→ YOUR INSTRUCTIONS
Print the entries below exactly as they appear, from the first line up to and including the line with "Chart.register(...registerables);". Do not print any pictures.

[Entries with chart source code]

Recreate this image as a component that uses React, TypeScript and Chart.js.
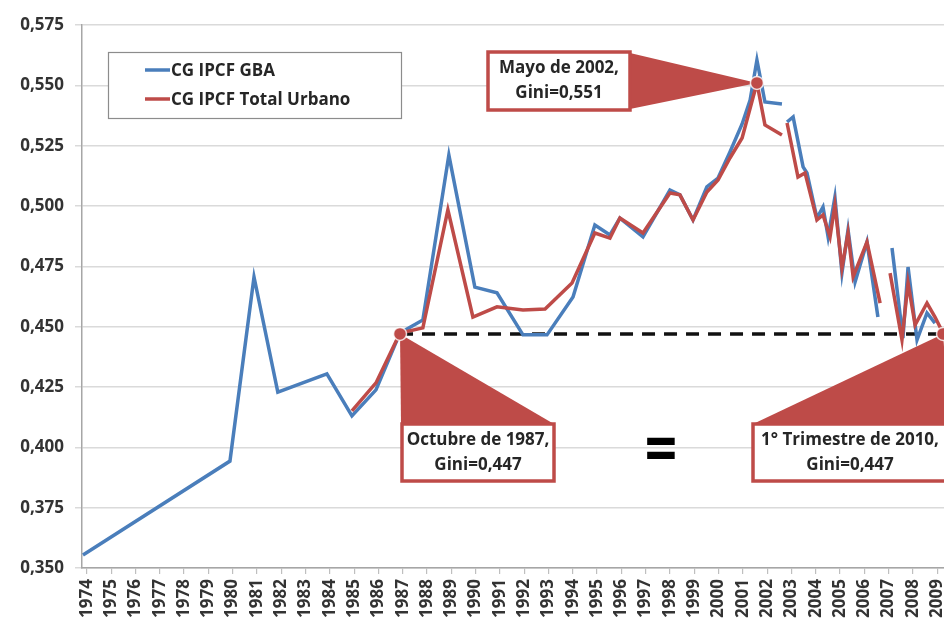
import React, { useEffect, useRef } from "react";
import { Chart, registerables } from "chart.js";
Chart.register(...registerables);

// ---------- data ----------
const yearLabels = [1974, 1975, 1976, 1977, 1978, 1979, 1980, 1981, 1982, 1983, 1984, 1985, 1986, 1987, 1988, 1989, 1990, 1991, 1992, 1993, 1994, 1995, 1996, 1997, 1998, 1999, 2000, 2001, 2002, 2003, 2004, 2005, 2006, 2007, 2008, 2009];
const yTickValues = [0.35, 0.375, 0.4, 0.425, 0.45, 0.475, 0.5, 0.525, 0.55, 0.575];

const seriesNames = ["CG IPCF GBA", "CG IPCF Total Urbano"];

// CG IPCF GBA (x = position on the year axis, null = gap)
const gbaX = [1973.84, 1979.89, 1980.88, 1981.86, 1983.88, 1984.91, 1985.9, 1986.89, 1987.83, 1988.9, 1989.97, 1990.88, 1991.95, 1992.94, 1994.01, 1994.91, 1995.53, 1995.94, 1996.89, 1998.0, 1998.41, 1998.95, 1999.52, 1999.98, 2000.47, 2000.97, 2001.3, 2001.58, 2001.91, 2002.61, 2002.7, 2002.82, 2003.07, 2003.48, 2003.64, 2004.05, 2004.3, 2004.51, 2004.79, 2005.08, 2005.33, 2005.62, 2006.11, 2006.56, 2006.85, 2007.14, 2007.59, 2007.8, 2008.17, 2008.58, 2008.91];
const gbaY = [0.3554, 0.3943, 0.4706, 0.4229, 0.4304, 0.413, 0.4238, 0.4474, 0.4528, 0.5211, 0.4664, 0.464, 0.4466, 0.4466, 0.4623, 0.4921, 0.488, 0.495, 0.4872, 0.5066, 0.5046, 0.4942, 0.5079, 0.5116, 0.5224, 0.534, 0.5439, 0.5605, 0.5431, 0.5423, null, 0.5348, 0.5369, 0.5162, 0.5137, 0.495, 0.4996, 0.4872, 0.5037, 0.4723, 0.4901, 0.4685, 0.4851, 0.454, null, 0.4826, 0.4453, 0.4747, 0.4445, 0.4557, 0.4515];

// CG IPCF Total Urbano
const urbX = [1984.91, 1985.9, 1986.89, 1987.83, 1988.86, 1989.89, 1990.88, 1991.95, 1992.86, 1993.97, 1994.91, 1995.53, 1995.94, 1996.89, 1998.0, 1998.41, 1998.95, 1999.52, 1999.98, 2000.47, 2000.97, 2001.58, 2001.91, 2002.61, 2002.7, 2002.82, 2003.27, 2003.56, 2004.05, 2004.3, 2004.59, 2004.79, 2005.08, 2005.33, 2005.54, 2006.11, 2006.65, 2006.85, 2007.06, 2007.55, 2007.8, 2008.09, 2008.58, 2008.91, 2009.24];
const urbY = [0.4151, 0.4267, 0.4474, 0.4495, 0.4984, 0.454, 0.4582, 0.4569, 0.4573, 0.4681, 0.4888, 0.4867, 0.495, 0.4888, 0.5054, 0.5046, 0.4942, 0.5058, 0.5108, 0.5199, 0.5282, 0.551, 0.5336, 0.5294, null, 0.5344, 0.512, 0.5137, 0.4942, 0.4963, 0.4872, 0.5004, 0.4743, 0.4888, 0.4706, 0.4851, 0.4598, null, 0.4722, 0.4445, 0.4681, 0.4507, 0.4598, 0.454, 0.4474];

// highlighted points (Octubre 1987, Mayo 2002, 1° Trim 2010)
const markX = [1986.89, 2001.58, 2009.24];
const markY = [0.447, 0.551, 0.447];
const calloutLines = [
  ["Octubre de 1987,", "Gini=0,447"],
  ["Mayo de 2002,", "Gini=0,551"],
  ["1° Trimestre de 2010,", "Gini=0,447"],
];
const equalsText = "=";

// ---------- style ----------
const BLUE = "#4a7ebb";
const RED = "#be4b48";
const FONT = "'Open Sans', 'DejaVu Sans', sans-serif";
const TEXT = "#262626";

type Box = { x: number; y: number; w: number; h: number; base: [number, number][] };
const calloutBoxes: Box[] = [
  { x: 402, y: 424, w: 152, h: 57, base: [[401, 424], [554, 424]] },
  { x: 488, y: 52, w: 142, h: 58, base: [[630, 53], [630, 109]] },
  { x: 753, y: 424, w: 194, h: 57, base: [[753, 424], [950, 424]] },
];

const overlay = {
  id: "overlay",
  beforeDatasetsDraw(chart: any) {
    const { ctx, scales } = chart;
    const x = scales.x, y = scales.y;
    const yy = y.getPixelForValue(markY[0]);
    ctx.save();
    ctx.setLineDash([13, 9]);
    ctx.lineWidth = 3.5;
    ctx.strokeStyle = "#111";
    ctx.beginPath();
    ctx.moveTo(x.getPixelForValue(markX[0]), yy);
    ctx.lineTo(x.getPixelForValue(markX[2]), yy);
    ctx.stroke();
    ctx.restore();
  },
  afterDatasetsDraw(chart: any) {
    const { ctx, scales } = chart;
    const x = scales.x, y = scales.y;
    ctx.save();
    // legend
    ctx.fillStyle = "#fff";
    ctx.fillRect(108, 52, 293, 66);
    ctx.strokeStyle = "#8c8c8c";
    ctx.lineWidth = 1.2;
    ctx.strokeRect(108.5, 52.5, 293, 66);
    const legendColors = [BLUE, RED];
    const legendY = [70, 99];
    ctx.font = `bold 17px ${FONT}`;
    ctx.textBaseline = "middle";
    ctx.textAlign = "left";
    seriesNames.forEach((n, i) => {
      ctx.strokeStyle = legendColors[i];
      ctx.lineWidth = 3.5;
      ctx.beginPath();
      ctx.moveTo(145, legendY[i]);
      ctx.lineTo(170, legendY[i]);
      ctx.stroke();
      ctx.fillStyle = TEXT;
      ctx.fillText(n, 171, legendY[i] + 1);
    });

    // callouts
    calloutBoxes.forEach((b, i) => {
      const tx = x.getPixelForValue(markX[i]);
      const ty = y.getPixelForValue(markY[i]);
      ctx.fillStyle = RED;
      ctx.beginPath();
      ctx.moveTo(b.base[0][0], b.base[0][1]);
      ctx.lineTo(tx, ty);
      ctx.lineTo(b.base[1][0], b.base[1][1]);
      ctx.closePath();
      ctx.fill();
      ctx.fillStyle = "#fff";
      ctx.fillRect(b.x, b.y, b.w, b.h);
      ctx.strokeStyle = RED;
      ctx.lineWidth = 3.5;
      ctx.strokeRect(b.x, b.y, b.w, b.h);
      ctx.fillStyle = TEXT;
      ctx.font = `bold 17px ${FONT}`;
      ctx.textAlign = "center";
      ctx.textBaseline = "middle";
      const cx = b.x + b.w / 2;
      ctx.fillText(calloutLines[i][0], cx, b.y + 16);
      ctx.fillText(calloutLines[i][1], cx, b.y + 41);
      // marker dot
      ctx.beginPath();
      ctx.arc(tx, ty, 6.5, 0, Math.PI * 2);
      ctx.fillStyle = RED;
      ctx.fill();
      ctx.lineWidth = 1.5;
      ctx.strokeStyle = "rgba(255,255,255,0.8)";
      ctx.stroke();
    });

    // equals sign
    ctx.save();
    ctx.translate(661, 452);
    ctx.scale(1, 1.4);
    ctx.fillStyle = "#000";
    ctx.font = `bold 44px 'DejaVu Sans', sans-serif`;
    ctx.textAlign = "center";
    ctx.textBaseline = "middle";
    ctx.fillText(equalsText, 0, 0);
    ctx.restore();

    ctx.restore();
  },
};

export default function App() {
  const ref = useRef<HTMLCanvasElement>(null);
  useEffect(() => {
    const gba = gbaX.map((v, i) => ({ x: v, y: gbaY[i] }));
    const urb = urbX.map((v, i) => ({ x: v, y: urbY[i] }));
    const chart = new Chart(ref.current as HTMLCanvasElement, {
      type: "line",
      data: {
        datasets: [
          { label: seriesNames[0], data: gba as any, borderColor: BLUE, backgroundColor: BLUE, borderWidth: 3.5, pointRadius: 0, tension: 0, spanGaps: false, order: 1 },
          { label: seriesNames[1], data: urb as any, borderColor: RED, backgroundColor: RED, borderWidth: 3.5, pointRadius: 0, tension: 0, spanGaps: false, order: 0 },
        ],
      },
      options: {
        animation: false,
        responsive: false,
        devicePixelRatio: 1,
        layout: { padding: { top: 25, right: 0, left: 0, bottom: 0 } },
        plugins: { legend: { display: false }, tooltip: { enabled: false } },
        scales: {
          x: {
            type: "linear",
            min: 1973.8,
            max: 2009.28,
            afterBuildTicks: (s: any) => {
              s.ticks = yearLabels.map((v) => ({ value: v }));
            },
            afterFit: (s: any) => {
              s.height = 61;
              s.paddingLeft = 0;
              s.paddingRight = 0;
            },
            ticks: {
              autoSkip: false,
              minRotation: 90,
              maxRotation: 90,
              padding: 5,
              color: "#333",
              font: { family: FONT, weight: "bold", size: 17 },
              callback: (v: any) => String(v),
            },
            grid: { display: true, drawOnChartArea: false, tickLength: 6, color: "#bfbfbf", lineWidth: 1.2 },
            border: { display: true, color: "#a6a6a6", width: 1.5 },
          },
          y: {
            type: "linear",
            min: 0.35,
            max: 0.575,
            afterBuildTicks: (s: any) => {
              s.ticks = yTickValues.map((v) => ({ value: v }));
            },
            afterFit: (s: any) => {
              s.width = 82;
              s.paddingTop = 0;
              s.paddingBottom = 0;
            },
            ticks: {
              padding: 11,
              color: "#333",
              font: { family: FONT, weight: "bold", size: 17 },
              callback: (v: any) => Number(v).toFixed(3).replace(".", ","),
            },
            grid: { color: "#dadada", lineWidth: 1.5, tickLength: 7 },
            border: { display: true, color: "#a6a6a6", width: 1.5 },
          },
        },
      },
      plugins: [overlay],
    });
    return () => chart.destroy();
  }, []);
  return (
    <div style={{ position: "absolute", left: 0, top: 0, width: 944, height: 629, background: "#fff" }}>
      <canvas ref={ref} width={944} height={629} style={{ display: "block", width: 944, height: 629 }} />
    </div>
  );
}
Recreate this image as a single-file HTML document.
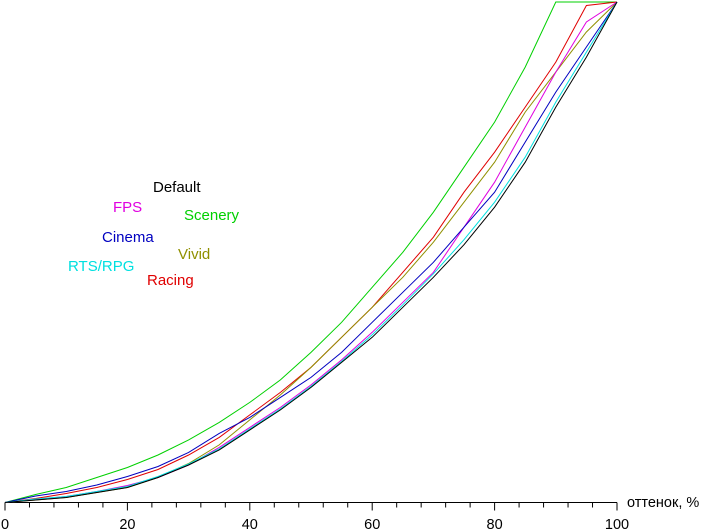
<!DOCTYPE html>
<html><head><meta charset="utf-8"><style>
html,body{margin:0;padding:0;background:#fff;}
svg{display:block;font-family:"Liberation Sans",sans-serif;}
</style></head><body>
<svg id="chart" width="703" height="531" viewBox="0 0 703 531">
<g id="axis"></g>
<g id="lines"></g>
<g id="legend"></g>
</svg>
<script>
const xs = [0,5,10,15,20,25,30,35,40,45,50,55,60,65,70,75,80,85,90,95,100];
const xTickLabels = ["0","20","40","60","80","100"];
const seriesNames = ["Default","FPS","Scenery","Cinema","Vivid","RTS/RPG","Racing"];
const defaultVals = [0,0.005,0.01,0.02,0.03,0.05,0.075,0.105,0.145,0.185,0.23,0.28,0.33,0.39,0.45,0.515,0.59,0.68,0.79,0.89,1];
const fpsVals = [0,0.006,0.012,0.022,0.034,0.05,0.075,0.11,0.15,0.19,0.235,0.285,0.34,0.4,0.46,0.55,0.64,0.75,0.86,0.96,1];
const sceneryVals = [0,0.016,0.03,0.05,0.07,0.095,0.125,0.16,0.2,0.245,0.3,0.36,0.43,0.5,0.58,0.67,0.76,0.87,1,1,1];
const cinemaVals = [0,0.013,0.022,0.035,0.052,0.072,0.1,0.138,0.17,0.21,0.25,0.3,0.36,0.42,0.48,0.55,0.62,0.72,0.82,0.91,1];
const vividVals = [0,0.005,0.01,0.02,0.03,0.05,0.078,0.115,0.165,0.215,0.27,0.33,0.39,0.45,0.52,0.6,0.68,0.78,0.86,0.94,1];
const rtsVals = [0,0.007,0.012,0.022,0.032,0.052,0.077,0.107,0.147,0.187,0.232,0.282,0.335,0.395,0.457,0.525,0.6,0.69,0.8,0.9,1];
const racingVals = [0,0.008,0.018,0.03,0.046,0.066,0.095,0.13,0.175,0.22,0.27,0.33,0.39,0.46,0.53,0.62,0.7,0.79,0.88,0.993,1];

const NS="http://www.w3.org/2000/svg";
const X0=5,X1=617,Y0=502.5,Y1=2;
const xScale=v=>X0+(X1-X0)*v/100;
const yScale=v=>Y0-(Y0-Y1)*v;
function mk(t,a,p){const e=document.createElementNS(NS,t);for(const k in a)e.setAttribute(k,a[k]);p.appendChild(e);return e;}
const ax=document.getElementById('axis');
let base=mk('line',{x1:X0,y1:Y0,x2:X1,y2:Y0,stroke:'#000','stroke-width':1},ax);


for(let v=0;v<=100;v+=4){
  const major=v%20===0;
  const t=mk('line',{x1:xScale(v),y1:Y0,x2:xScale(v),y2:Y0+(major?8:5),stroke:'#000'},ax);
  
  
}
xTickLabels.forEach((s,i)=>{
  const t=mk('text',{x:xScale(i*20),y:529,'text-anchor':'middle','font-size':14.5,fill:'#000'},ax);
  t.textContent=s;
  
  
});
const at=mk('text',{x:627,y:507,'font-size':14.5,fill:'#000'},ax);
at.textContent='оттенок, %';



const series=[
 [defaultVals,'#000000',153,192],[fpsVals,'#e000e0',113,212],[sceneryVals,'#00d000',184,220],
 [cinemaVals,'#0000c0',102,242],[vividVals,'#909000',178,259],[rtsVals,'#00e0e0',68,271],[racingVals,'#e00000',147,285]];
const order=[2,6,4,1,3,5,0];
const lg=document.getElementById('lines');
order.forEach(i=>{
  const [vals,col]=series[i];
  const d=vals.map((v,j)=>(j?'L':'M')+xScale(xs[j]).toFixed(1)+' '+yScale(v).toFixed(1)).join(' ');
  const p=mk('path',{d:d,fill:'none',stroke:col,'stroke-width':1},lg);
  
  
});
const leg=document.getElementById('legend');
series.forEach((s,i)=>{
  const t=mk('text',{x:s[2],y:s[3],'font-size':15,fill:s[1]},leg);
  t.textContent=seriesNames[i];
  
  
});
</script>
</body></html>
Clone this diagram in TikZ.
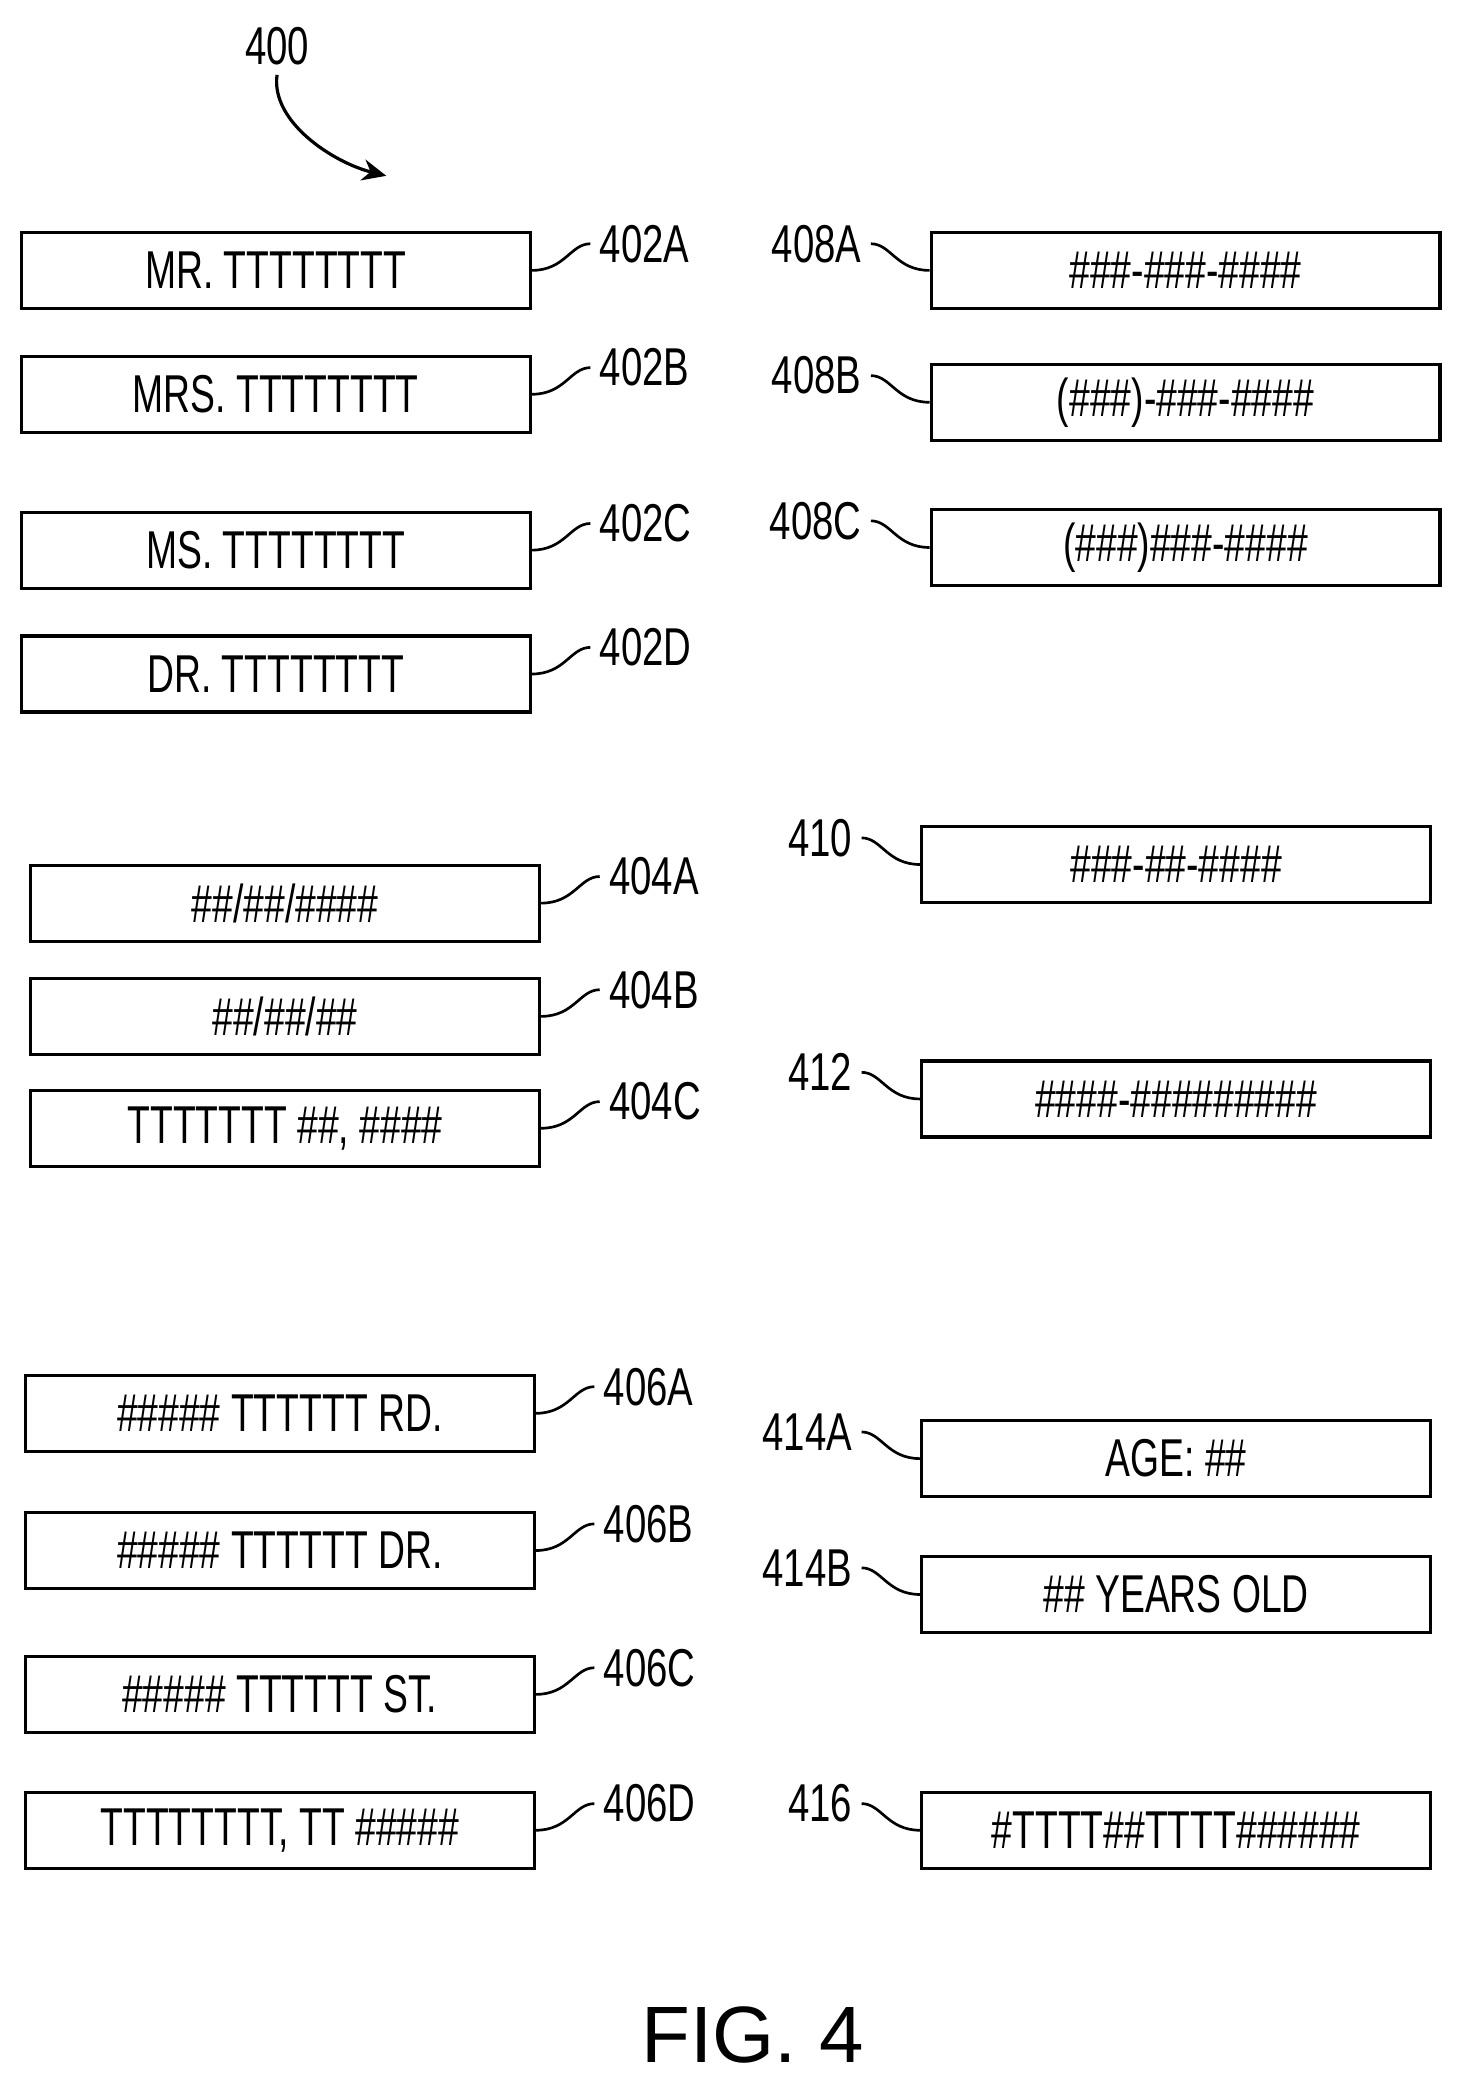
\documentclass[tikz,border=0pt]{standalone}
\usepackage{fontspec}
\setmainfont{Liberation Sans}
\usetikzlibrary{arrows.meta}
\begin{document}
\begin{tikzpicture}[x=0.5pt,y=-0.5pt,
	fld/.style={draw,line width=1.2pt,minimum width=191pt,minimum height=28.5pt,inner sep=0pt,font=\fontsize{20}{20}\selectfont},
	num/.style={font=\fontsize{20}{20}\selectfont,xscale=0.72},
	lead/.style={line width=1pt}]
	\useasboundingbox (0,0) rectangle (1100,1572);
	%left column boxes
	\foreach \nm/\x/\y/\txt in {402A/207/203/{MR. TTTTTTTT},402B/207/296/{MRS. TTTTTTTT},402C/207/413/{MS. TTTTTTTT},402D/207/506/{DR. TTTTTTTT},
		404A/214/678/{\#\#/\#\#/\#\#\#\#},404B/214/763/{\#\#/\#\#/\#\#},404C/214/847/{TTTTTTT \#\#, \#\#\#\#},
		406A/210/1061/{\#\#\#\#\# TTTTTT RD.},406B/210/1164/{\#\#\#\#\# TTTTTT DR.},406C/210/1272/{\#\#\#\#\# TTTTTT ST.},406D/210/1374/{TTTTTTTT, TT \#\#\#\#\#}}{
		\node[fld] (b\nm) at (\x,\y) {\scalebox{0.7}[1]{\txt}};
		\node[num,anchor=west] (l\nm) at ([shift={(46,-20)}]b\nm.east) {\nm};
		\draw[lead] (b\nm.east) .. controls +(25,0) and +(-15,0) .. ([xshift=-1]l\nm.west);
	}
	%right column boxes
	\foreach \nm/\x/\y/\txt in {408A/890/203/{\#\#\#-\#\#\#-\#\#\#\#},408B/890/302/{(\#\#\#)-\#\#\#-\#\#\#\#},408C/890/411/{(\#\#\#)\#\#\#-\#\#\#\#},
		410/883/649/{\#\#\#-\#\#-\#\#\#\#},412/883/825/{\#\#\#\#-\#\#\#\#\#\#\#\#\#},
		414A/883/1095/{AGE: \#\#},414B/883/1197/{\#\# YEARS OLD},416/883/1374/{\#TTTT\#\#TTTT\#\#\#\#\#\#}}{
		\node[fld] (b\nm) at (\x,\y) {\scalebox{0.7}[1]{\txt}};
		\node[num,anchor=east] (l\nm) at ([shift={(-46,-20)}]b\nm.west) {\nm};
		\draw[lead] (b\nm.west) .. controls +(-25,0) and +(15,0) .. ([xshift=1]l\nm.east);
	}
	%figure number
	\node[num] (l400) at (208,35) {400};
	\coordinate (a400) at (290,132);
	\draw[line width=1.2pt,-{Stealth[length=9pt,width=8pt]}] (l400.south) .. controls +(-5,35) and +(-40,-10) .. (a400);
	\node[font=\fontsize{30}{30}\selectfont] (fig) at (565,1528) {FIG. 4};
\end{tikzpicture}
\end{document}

→ EXERCISE SOLUTION
Recreate this image as a component that uses React, TypeScript and Chart.js.
import React, { useEffect, useRef } from "react";
import { Chart, registerables } from "chart.js";
Chart.register(...registerables);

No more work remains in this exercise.